Monday
Sep. 4, 2000
I Stop Writing the Poem
It was on this day in 1957 that Arkansas governor Orval Faubus called out the National Guard to bar nine black students from entering Central High School in Little Rock. In response, President Dwight D. Eisenhower sent in the 101st Airborn Division to make sure they could enroll. A few days later Eisenhower made a prime-time, live televised speech to the nation, in which he said, "Mob rule cannot be allowed to override the decisions of our courts."
It's the birthday of the historical novelist Mary Challans, born in 1905, London, who wrote under the pen name, Mary Renault. She's best known for The King Must Die (1958), set in ancient Greece.
It's the birthday outside Natchez, Mississippi, 1904, of novelist, poet, and essayist Richard Wright. His family moved around the South a lot when he was a boy, and Wright was largely self-taught, and never attended any school after 15. He spent his free time at libraries, particularly in Memphis, where he began reading H. L. Mencken. Since the library there was a "whites only" library, he forged a note from a white patron that said: "Dear Madam: Will you please let this nigger boy have some books by H. L. Mencken?" Wright made his way up to Chicago, became an activist in the Communist Party in the '30s, and started writing short stories as a part of the Depression-era Federal Writer's Project. His best known work is Native Son, the story of Bigger Thomas, a petty thief who is hired as a chauffeur by a rich white man. He kills the man's daughter, then his own girlfriend, then is finally arrested, tried, and condemned. The novel was controversial because, in the book, Bigger's lawyer argues that Bigger can't be held responsible for his crimes, that the real guilt lies with a society that won't accept him as a full human being, which drove him to kill. Wright left America not long after Native Son came out, and settled in Paris, where he published novels, short stories, plays, essays, poems, and memoirs before his death in 1960.

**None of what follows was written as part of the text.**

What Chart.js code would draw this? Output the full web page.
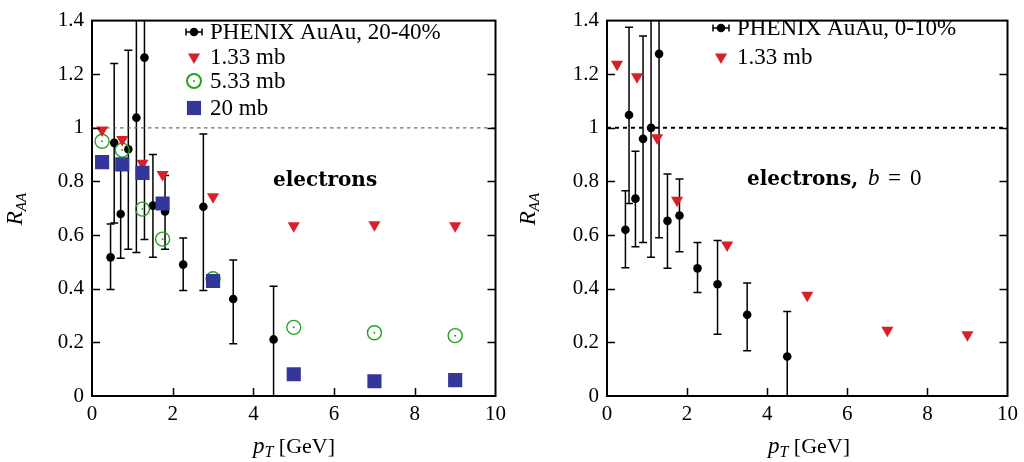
<!DOCTYPE html>
<html>
<head>
<meta charset="utf-8">
<script src="https://cdn.jsdelivr.net/npm/chart.js@4.4.1/dist/chart.umd.min.js"></script>
<style>
  html, body { margin: 0; padding: 0; background: #fff; }
  #wrap { position: relative; width: 1024px; height: 462px; }
  canvas { position: absolute; top: 0; }
  #izq { left: 0; }
  #der { left: 512px; }
</style>
</head>
<body>
<div id="wrap">
  <canvas id="izq" width="512" height="462"></canvas>
  <canvas id="der" width="512" height="462"></canvas>
</div>
<script>
// PHENIX: bins en pT y R_AA con barras de error (valores absolutos de cada extremo)
const pT = [0.46, 0.55, 0.71, 0.90, 1.10, 1.30, 1.51, 1.81, 2.26, 2.76, 3.50, 4.50];
const raa2040 = [0.517, 0.944, 0.679, 0.920, 1.038, 1.262, 0.710, 0.688, 0.490, 0.706, 0.362, 0.211];
const hi2040 = [0.641, 1.240, 0.870, 1.289, 1.550, 1.550, 0.901, 0.822, 0.589, 0.977, 0.507, 0.409];
const lo2040 = [0.397, 0.645, 0.514, 0.547, 0.535, 0.584, 0.517, 0.547, 0.393, 0.393, 0.195, -0.05];

const raa010 = [0.620, 1.048, 0.736, 0.959, 1.000, 1.276, 0.653, 0.673, 0.476, 0.417, 0.303, 0.147];
const hi010 = [0.765, 1.375, 0.913, 1.343, 1.550, 1.550, 0.828, 0.809, 0.572, 0.580, 0.421, 0.315];
const lo010 = [0.478, 0.718, 0.557, 0.572, 0.517, 0.590, 0.476, 0.538, 0.386, 0.230, 0.169, -0.05];

// modelo (secciones eficaces)
const pTmodelo = [0.25, 0.75, 1.25, 1.75, 3, 5, 7, 9];
const mb133_2040 = [0.992, 0.957, 0.868, 0.826, 0.743, 0.635, 0.639, 0.635];
const mb533_2040 = [0.950, 0.917, 0.697, 0.585, 0.437, 0.256, 0.236, 0.225];
const mb20_2040 = [0.872, 0.864, 0.832, 0.718, 0.429, 0.081, 0.055, 0.059];
const mb133_010 = [1.237, 1.191, 0.963, 0.730, 0.563, 0.376, 0.245, 0.228];

const xTicks = [0, 2, 4, 6, 8, 10];
const yTicks = [0, 0.2, 0.4, 0.6, 0.8, 1, 1.2, 1.4];
const lineaUno = [0, 10];

const ROJO = '#d7202a';
const VERDE = '#22a322';
const AZUL = '#34379a';
const SERIF = '"Liberation Serif", "Times New Roman", serif';

const pts = (xs, ys) => xs.map((x, i) => ({ x, y: ys[i] }));

// texto con subíndice: [ [texto, estilo, tamaño, dy], ... ]
function trozos(ctx, x, y, partes) {
  let cx = x;
  partes.forEach(([t, estilo, tam, dy]) => {
    ctx.font = `${estilo} ${tam}px ${SERIF}`;
    ctx.fillText(t, cx, y + (dy || 0));
    cx += ctx.measureText(t).width;
  });
  return cx - x;
}

function anchoTrozos(ctx, partes) {
  return partes.reduce((w, [t, estilo, tam]) => {
    ctx.font = `${estilo} ${tam}px ${SERIF}`;
    return w + ctx.measureText(t).width;
  }, 0);
}

function marcador(ctx, tipo, x, y) {
  const dp = Chart.helpers.drawPoint;
  ctx.save();
  if (tipo === 'err') {
    ctx.strokeStyle = '#000';
    ctx.fillStyle = '#000';
    ctx.lineWidth = 1.5;
    ctx.beginPath();
    ctx.moveTo(x - 8, y); ctx.lineTo(x + 8, y);
    ctx.moveTo(x - 8, y - 3.5); ctx.lineTo(x - 8, y + 3.5);
    ctx.moveTo(x + 8, y - 3.5); ctx.lineTo(x + 8, y + 3.5);
    ctx.stroke();
    ctx.beginPath(); ctx.arc(x, y, 4.3, 0, Math.PI * 2); ctx.fill();
  } else if (tipo === 'tri') {
    ctx.fillStyle = ROJO;
    dp(ctx, { pointStyle: 'triangle', rotation: 180, radius: 7, borderWidth: 0 }, x, y);
  } else if (tipo === 'circ') {
    ctx.strokeStyle = VERDE;
    ctx.fillStyle = 'rgba(0,0,0,0)';
    dp(ctx, { pointStyle: 'circle', radius: 7, borderWidth: 1.4 }, x, y);
    ctx.fillStyle = VERDE;
    dp(ctx, { pointStyle: 'circle', radius: 1, borderWidth: 0 }, x, y);
  } else if (tipo === 'sq') {
    ctx.fillStyle = AZUL;
    dp(ctx, { pointStyle: 'rect', radius: 10, borderWidth: 0 }, x, y);
  }
  ctx.restore();
}

function hacerMarco(cfg) {
  return {
    id: 'marco',
    beforeDatasetsDraw(chart) {
      const { ctx, chartArea: a, scales: { x, y } } = chart;
      ctx.save();
      ctx.beginPath();
      ctx.rect(a.left, a.top, a.right - a.left, a.bottom - a.top);
      ctx.clip();
      ctx.strokeStyle = '#000';
      ctx.lineWidth = 1.5;
      cfg.err.x.forEach((v, i) => {
        const px = x.getPixelForValue(v);
        const y1 = y.getPixelForValue(cfg.err.hi[i]);
        const y0 = y.getPixelForValue(cfg.err.lo[i]);
        ctx.beginPath();
        ctx.moveTo(px, y0); ctx.lineTo(px, y1);
        ctx.moveTo(px - 4, y0); ctx.lineTo(px + 4, y0);
        ctx.moveTo(px - 4, y1); ctx.lineTo(px + 4, y1);
        ctx.stroke();
      });
      ctx.restore();
    },
    afterDraw(chart) {
      const { ctx, chartArea: a, scales: { x, y } } = chart;
      ctx.save();
      // ticks hacia dentro
      ctx.strokeStyle = '#000';
      ctx.lineWidth = 1.5;
      ctx.beginPath();
      y.ticks.forEach((t) => {
        if (t.value <= 0 || t.value >= 1.4) return;
        const py = Math.round(y.getPixelForValue(t.value)) + 0.5;
        ctx.moveTo(a.left, py); ctx.lineTo(a.left + 8, py);
        ctx.moveTo(a.right, py); ctx.lineTo(a.right - 8, py);
      });
      x.ticks.forEach((t) => {
        if (t.value <= 0 || t.value >= 10) return;
        const px = Math.round(x.getPixelForValue(t.value)) + 0.5;
        ctx.moveTo(px, a.bottom); ctx.lineTo(px, a.bottom - 8);
      });
      ctx.stroke();
      // marco
      ctx.lineWidth = 2;
      ctx.strokeRect(a.left, a.top, a.right - a.left, a.bottom - a.top);

      // leyenda
      ctx.fillStyle = '#000';
      ctx.textBaseline = 'middle';
      ctx.textAlign = 'left';
      cfg.leyenda.forEach((it) => {
        marcador(ctx, it.tipo, cfg.legX, it.y);
        ctx.fillStyle = '#000';
        ctx.font = `23px ${SERIF}`;
        ctx.fillText(it.texto, cfg.legTxt, it.y + 1);
      });

      // nota "electrons"
      ctx.textBaseline = 'alphabetic';
      ctx.font = `bold 20px "DejaVu Serif", serif`;
      ctx.fillText('electrons', cfg.nota.x, cfg.nota.y);
      if (cfg.nota.b) {
        ctx.fillText(',', cfg.nota.x + ctx.measureText('electrons').width, cfg.nota.y);
        ctx.font = `italic 23px ${SERIF}`;
        ctx.fillText('b', cfg.nota.b, cfg.nota.y);
        ctx.font = `23px ${SERIF}`;
        ctx.fillText('=', cfg.nota.eq, cfg.nota.y);
        ctx.fillText('0', cfg.nota.cero, cfg.nota.y);
      }

      // títulos de ejes
      const tx = [['p', 'italic', 23, 0], ['T', 'italic', 16, 4], [' [GeV]', '', 22, 0]];
      const wx = anchoTrozos(ctx, tx);
      trozos(ctx, cfg.tituloX - wx / 2, 453, tx);

      const ty = [['R', 'italic', 23, 0], ['AA', 'italic', 15, 4]];
      const wy = anchoTrozos(ctx, ty);
      ctx.translate(cfg.tituloY + 8, 209);
      ctx.rotate(-Math.PI / 2);
      trozos(ctx, -wy / 2, 0, ty);
      ctx.restore();
    },
  };
}

function opciones(anchoY, padDer) {
  const fuente = { family: SERIF, size: 21 };
  return {
    responsive: false,
    animation: false,
    events: [],
    layout: { padding: { top: 13, right: padDer, left: 0, bottom: 0 } },
    plugins: { legend: { display: false }, tooltip: { enabled: false } },
    scales: {
      x: {
        type: 'linear', min: 0, max: 10,
        afterBuildTicks: (s) => { s.ticks = xTicks.map((v) => ({ value: v })); },
        ticks: { font: fuente, color: '#000', padding: 6, callback: (v) => `${v}` },
        grid: { display: false, drawTicks: false },
        border: { display: false },
        afterFit: (s) => { s.height = 66; },
      },
      y: {
        type: 'linear', min: 0, max: 1.4,
        afterBuildTicks: (s) => { s.ticks = yTicks.map((v) => ({ value: v })); },
        ticks: { font: fuente, color: '#000', padding: 8, callback: (v) => `${v}` },
        grid: { display: false, drawTicks: false },
        border: { display: false },
        afterFit: (s) => { s.width = anchoY; },
      },
    },
  };
}

const dsLinea = (color, dash, ancho) => ({
  data: pts(lineaUno, [1, 1]),
  showLine: true, pointRadius: 0, borderColor: color, borderDash: dash, borderWidth: ancho, order: 10,
});
const dsPhenix = (ys) => ({
  data: pts(pT, ys), pointStyle: 'circle', pointRadius: 4.3, backgroundColor: '#000', borderWidth: 0, order: 6,
});
const dsTri = (ys) => ({
  data: pts(pTmodelo, ys), pointStyle: 'triangle', rotation: 180, pointRadius: 7,
  backgroundColor: ROJO, borderWidth: 0, order: 3,
});

new Chart(document.getElementById('izq'), {
  type: 'scatter',
  data: {
    datasets: [
      dsLinea('#6e6e6e', [3.5, 3.5], 1.3),
      dsPhenix(raa2040),
      { data: pts(pTmodelo, mb533_2040), pointStyle: 'circle', pointRadius: 7, backgroundColor: 'rgba(0,0,0,0)',
        borderColor: VERDE, borderWidth: 1.4, order: 5 },
      { data: pts(pTmodelo, mb533_2040), pointStyle: 'circle', pointRadius: 1, backgroundColor: VERDE, borderWidth: 0, order: 4 },
      dsTri(mb133_2040),
      { data: pts(pTmodelo, mb20_2040), pointStyle: 'rect', pointRadius: 10, backgroundColor: AZUL, borderWidth: 0, order: 2 },
    ],
  },
  options: opciones(92, 13),
  plugins: [hacerMarco({
    err: { x: pT, lo: lo2040, hi: hi2040 },
    legX: 194, legTxt: 210,
    leyenda: [
      { tipo: 'err', texto: 'PHENIX AuAu, 20-40%', y: 32 },
      { tipo: 'tri', texto: '1.33 mb', y: 57 },
      { tipo: 'circ', texto: '5.33 mb', y: 81 },
      { tipo: 'sq', texto: '20 mb', y: 108 },
    ],
    nota: { x: 273, y: 186 },
    tituloX: 294, tituloY: 14,
  })],
});

new Chart(document.getElementById('der'), {
  type: 'scatter',
  data: {
    datasets: [
      dsLinea('#000', [4, 4], 2),
      dsPhenix(raa010),
      dsTri(mb133_010),
    ],
  },
  options: opciones(95, 11),
  plugins: [hacerMarco({
    err: { x: pT, lo: lo010, hi: hi010 },
    legX: 209, legTxt: 225,
    leyenda: [
      { tipo: 'err', texto: 'PHENIX AuAu, 0-10%', y: 28 },
      { tipo: 'tri', texto: '1.33 mb', y: 57 },
    ],
    nota: { x: 235, y: 185, b: 356, eq: 376, cero: 398 },
    tituloX: 297, tituloY: 15,
  })],
});
</script>
</body>
</html>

It was on this day in 1888, in Rochester, New York, that George Eastman received a patent for his new, easy-to-use camera, the Kodak.
It's the birthday of architect and city planner Daniel H. Burnham, born in Henderson, New York, 1846, founder of the influential "White City" style of architecture around the turn of the century. He was just 27 when he and architect John Wellborn Root went to work together to find new ways to build taller, fireproof buildings. Theirs were the first skyscrapers, and Burnham went on to design New York's Flatiron Building and Washington D.C.'s Union Station. From there he turned to urban planning. He was the chief architect of Chicago's 1893 World's Columbian Exposition, and built an elaborate fairground of grand boulevards, classical building facades, and lush gardens. This was the "White City" model, and the style spread around the nation. His greatest claim to fame, though, was the city of Chicago itself, for which he laid a plan out in 1909.